At this year’s KM World conference I heard a lot of discussion that the layers you add on top of the system is what adds value (another way to describe ECM). Yair Dembinsky’s presentation was one of the best examples what he called network-centric CM.

A few of our staff members just returned from Stellent’s Cresendo conference. One of the first comments that I heard was “in organizations where the CMS really screamed, it was because the systems were integrated.” At the conference, one CMS manager kept raving about the web team that was using the CMS data. He stated that the CMS was the foundation and his goal for CMS to have the best information (organized, have good metadata, etc.). The web integration was what made all his efforts worth while.

An issue I heard that was discussed was legacy systems. If you could start all over, you’d probably have different systems all that easily integrate with each other. In reality, you have what you have and to change systems requires a lot of time and money. Therefore, the focus needs to be on integrating the systems that you have. Changing systems, while not unheard of, should be part of a long range plan.

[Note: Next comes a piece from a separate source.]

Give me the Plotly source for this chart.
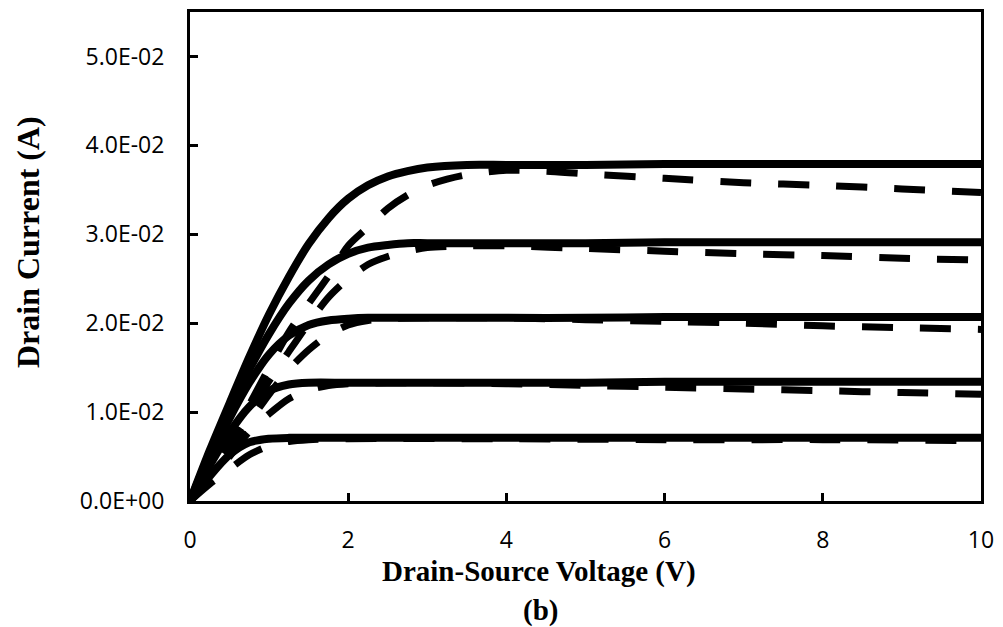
import plotly.graph_objects as go

# ---------------- data ----------------
# Solid curves (model)
vds_s1 = [0, 0.25, 0.5, 0.75, 1.0, 1.25, 1.5, 1.75, 2.0, 2.25, 2.5, 2.75, 3.0, 3.5, 4, 5, 6, 7, 8, 9, 10]
id_s1 = [0, 0.0057, 0.0110, 0.0162, 0.0210, 0.0252, 0.0289, 0.0318, 0.0340, 0.0355, 0.0365, 0.0371, 0.0375, 0.0378, 0.0378, 0.0378, 0.0379, 0.0379, 0.0379, 0.0379, 0.0379]

vds_s2 = [0, 0.25, 0.5, 0.75, 1.0, 1.25, 1.5, 1.75, 2.0, 2.25, 2.5, 2.75, 3.0, 4, 5, 6, 7, 8, 9, 10]
id_s2 = [0, 0.0053, 0.0103, 0.0148, 0.0188, 0.0222, 0.0248, 0.0266, 0.0278, 0.0285, 0.0288, 0.0290, 0.0290, 0.0290, 0.0290, 0.0291, 0.0291, 0.0291, 0.0291, 0.0291]

vds_s3 = [0, 0.25, 0.5, 0.75, 1.0, 1.25, 1.5, 1.75, 2.0, 2.25, 2.5, 3, 4, 5, 6, 7, 8, 9, 10]
id_s3 = [0, 0.0048, 0.0093, 0.0133, 0.0165, 0.0186, 0.0198, 0.0203, 0.0205, 0.0206, 0.0206, 0.0206, 0.0206, 0.0206, 0.0207, 0.0207, 0.0207, 0.0207, 0.0207]

vds_s4 = [0, 0.25, 0.5, 0.75, 1.0, 1.25, 1.5, 2, 3, 4, 5, 6, 7, 8, 9, 10]
id_s4 = [0, 0.0040, 0.0077, 0.0106, 0.0124, 0.0131, 0.0133, 0.0133, 0.0133, 0.0133, 0.0133, 0.0134, 0.0134, 0.0134, 0.0134, 0.0134]

vds_s5 = [0, 0.25, 0.5, 0.75, 1.0, 1.25, 1.5, 2, 3, 4, 5, 6, 7, 8, 9, 10]
id_s5 = [0, 0.0028, 0.0052, 0.0066, 0.0070, 0.0071, 0.0071, 0.0071, 0.0071, 0.0071, 0.0071, 0.0071, 0.0071, 0.0071, 0.0071, 0.0071]

# Dashed curves (measured)
vds_d1 = [0, 0.5, 1.0, 1.25, 1.5, 1.75, 2.0, 2.25, 2.5, 2.75, 3.0, 3.25, 3.5, 4, 4.5, 5, 6, 7, 8, 9, 10]
id_d1 = [0, 0.0068, 0.0150, 0.0190, 0.0222, 0.0253, 0.0287, 0.0308, 0.0329, 0.0344, 0.0355, 0.0362, 0.0367, 0.0372, 0.0371, 0.0368, 0.0363, 0.0358, 0.0355, 0.0351, 0.0347]

vds_d2 = [0, 0.5, 1.0, 1.25, 1.5, 1.75, 2.0, 2.25, 2.5, 2.75, 3.0, 3.5, 4, 5, 6, 7, 8, 9, 10]
id_d2 = [0, 0.0062, 0.0135, 0.0168, 0.0200, 0.0229, 0.0250, 0.0266, 0.0275, 0.0281, 0.0285, 0.0287, 0.0287, 0.0284, 0.0281, 0.0278, 0.0276, 0.0273, 0.0271]

vds_d3 = [0, 0.5, 1.0, 1.25, 1.5, 1.75, 2.0, 2.25, 2.5, 3.0, 4, 5, 6, 7, 8, 9, 10]
id_d3 = [0, 0.0058, 0.0120, 0.0148, 0.0170, 0.0187, 0.0198, 0.0203, 0.0205, 0.0206, 0.0206, 0.0204, 0.0202, 0.0200, 0.0197, 0.0195, 0.0193]

vds_d4 = [0, 0.25, 0.5, 0.75, 1.0, 1.25, 1.5, 1.75, 2.0, 2.5, 3, 4, 5, 6, 7, 8, 9, 10]
id_d4 = [0, 0.0022, 0.0050, 0.0078, 0.0098, 0.0115, 0.0125, 0.0130, 0.0132, 0.0133, 0.0133, 0.0132, 0.0130, 0.0128, 0.0126, 0.0124, 0.0122, 0.0120]

vds_d5 = [0, 0.25, 0.5, 0.75, 1.0, 1.25, 1.5, 2, 4, 6, 8, 10]
id_d5 = [0, 0.0019, 0.0036, 0.0052, 0.0062, 0.0067, 0.0069, 0.0070, 0.0070, 0.0069, 0.0069, 0.0068]

x_tick_vals = [0, 2, 4, 6, 8, 10]
x_tick_text = ["0", "2", "4", "6", "8", "10"]
y_tick_vals = [0, 0.01, 0.02, 0.03, 0.04, 0.05]
y_tick_text = ["0.0E+00", "1.0E-02", "2.0E-02", "3.0E-02", "4.0E-02", "5.0E-02"]

x_title = "Drain-Source Voltage (V)"
y_title = "Drain Current (A)"
sub_label = "(b)"

# ---------------- figure ----------------
fig = go.Figure()

dashed = [(vds_d1, id_d1), (vds_d2, id_d2), (vds_d3, id_d3), (vds_d4, id_d4), (vds_d5, id_d5)]
solid = [(vds_s1, id_s1), (vds_s2, id_s2), (vds_s3, id_s3), (vds_s4, id_s4), (vds_s5, id_s5)]

for xv, yv in dashed:
    fig.add_trace(go.Scatter(x=xv, y=yv, mode="lines",
                             line=dict(color="black", width=7, dash="31px,27px",
                                       shape="spline", smoothing=0.8),
                             hoverinfo="skip"))
for xv, yv in solid:
    fig.add_trace(go.Scatter(x=xv, y=yv, mode="lines",
                             line=dict(color="black", width=8,
                                       shape="spline", smoothing=0.8),
                             hoverinfo="skip"))

tick_font = dict(family="Open Sans, Liberation Sans, sans-serif", size=23, color="black")
title_font = dict(family="Liberation Serif, Times New Roman, serif", size=29, color="black")
ytitle_font = dict(family="Liberation Serif, Times New Roman, serif", size=32, color="black")

fig.update_layout(
    width=1003, height=627,
    margin=dict(l=190, r=20, t=9, b=126),
    paper_bgcolor="white", plot_bgcolor="white",
    showlegend=False,
    xaxis=dict(range=[0, 10], tickvals=x_tick_vals, ticktext=x_tick_text,
               ticks="inside", ticklen=8, tickwidth=2.5, tickcolor="black",
               showline=True, linecolor="black", linewidth=3, mirror=True,
               showgrid=False, zeroline=False, tickfont=tick_font,
               ticklabelstandoff=16),
    yaxis=dict(range=[0, 0.055], tickvals=y_tick_vals, ticktext=y_tick_text,
               ticks="inside", ticklen=8, tickwidth=2.5, tickcolor="black",
               showline=True, linecolor="black", linewidth=3, mirror=True,
               showgrid=False, zeroline=False, tickfont=tick_font,
               ticklabelstandoff=18),
    annotations=[
        dict(text="<b>" + x_title + "</b>", xref="paper", yref="paper",
             x=0.4414, y=-0.144, xanchor="center", yanchor="middle",
             showarrow=False, font=title_font),
        dict(text="<b>" + sub_label + "</b>", xref="paper", yref="paper",
             x=0.4426, y=-0.2236, xanchor="center", yanchor="middle",
             showarrow=False, font=title_font),
        dict(text="<b>" + y_title + "</b>", xref="paper", yref="paper",
             x=-0.2055, y=0.5305, xanchor="center", yanchor="middle",
             textangle=-90, showarrow=False, font=ytitle_font),
    ],
)

fig.write_html("out.html")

A good article on enterprise thinking is posted on James Robertson’s site, Column Two and entitled, Grand enterprise projects: why are we wasting our time?. The article questions grand enterprise efforts and recommends, “instead of trying to eat the elephant whole, perhaps the better way is to take one bite at a time? Individual business units are not well-placed to solve many business problems. A centralised team of skilled (and resourced) project staff can do much to quickly develop small but useful solutions.”

This is interesting thinking as we are getting ready to develop our organization IT plan. My take home from this is to think long-term (the fully integrated enterprise system), but to approach this as a series of steps that allows you to keep your business running, while making needed business improvements. The key to integrating your systems is integrating your units and people.